MR. LIEBELER -- "So that the package would have come in addressed to Hidell at Post Office Box 2915, and a notice would have been put in the post office box without regard to who was authorized to receive mail from it?"

MR. HOLMES -- "Actually, the window where you get the box is all the way around the corner and a different place from the box, and the people that box the mail, and in theory--I am surmising now, because nobody knows. I have questioned everybody, and they have no recollection. The man would take this card out. There is nothing on this card. There is no name on it, not even a box number on it. He comes around and says, "I got this out of my box." And he says, "What box?" "Box number so and so." They look in a bin where they have this by box numbers, and whatever the name on it, whatever they gave him, he just hands him the package, and that is all there is to it."

MR. LIEBELER -- "Ordinarily, they won't even request any identification because they would assume if he got the notice out of the box, he was entitled to it?"

MR. HOLMES -- "Yes, sir."

MR. LIEBELER -- "It is very possible that that, in fact, is what happened in this case?"

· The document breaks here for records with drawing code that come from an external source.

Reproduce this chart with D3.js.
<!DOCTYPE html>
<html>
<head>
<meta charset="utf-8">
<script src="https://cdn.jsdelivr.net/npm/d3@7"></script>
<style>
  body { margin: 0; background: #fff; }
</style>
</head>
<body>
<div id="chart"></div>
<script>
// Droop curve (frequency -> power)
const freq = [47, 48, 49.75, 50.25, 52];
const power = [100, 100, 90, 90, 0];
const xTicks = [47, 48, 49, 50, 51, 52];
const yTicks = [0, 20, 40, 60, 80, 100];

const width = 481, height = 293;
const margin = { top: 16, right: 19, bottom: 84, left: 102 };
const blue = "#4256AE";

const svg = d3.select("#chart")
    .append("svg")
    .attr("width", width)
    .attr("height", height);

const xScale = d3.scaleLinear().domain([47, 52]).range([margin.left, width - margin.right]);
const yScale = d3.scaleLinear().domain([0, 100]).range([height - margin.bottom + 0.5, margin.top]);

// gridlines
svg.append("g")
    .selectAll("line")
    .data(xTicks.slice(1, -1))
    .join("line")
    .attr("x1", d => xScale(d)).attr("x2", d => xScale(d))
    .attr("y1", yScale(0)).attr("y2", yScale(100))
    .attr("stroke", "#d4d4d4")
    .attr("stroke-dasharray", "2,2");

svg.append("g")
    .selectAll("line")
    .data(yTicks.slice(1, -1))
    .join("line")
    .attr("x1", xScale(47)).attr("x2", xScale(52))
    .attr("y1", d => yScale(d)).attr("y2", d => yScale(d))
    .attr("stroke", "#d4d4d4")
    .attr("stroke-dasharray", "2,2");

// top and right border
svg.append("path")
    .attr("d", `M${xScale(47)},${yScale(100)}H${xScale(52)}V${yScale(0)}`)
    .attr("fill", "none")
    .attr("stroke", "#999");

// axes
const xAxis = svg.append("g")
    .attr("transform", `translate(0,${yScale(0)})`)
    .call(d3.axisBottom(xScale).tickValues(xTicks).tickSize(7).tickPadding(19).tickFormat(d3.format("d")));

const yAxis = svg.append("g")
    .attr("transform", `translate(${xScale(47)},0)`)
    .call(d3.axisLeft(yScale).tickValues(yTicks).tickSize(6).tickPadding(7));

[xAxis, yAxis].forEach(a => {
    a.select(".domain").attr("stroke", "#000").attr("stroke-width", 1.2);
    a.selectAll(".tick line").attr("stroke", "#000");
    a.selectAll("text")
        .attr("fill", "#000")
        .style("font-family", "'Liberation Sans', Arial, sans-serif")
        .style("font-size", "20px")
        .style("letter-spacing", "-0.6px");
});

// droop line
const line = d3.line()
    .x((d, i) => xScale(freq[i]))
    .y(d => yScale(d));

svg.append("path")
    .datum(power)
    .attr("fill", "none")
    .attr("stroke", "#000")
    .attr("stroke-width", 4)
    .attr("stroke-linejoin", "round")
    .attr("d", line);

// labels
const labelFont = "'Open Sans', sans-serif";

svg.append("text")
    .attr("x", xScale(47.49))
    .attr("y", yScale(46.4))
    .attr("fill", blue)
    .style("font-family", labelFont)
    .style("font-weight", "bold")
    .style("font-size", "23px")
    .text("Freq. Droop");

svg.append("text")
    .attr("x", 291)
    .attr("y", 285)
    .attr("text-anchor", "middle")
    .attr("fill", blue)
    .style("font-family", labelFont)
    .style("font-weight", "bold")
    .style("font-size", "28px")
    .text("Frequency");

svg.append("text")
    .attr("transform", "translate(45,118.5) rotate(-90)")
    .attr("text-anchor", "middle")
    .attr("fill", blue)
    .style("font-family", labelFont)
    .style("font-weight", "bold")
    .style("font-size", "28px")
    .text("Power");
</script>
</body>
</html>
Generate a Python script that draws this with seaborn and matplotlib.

MR. HOLMES -- "That is in theory. I would assume that is what happened."


-------------------

Rob Caprio also misinterprets the words "allowed to receive mail". He thinks this prohibits Oswald from picking up mail that has been addressed to A. Hidell at Box 2915. But, of course, that's not the case at all.

A letter addressed to "Rob The Moron" at Box 2915 would still have been put inside Box 2915. And who would have received that letter addressed to Rob? Oswald of course, when he opened his box next time.

Rob must think that ALL mail addressed to anybody but Lee and Marina Oswald was not put in the PO box, instead it was confiscated and held back by the post office and taken to the back rooms (with the large packages).

This premise, of course, is idiotic. I get mail occasionally addressed to someone else, but it still gets delivered. That's because they deliver to the ADDRESS....not the PEOPLE.


ROB CAPRIO SAID:

If LHO was having the rifle sent to his OWN box anyway, why NOT just use his OWN name? IF Hidell was listed as an alias to LHO, and it was not, what good was ordering it under the alias's name in the first place?


DAVID VON PEIN SAID:

Yeah, it was pretty silly of the patsy framers to do something so transparently obvious and phony....wasn't it Rob?

Why do you suppose the patsy framers did this? Especially with sharp-eyed idiots like Rob on the case to expose their obvious fraud?


"CURT JESTER" SAID:

You could look it up, ask a carrier, take a trip to your post office.


BUD SAID:

Why would I look it up, I know how mail is handled. You're the ignorant party, I've tried to enlighten you, to no avail. The information is there, DVP provided it, Holmes supplied it, you just don't like it. BTW, it's unlikely I could get 1963 postal regulations from a mail carrier or post office.


"CURT JESTER" SAID:

Of course when the WHOLE process is a fabrication, a false P.O. box name alias that is tied to an Oswald known in advance by a band of conspirators would deem having this name the ONLY way to go. Bone up on postal regs and all of Harry [Holmes'] deeds, Bud. You'll end up needing them.


DAVID VON PEIN SAID:

You kooks just never stop, do you? You'll go to whatever lengths necessary to take that rifle out of Oswald's hands.

And not just on 11/22/63 itself -- but the kooks seem to practically want to deny the existence of the Klein's C2766 rifle entirely....it's as if it never even existed at all, despite the paper trail leading from Oswald to Klein's and back to Oswald again (via the backyard photos and C2766 with LHO's multiple prints on it in the TSBD on 11/22).

Why don't the kooks just pretend that JFK wasn't killed at all?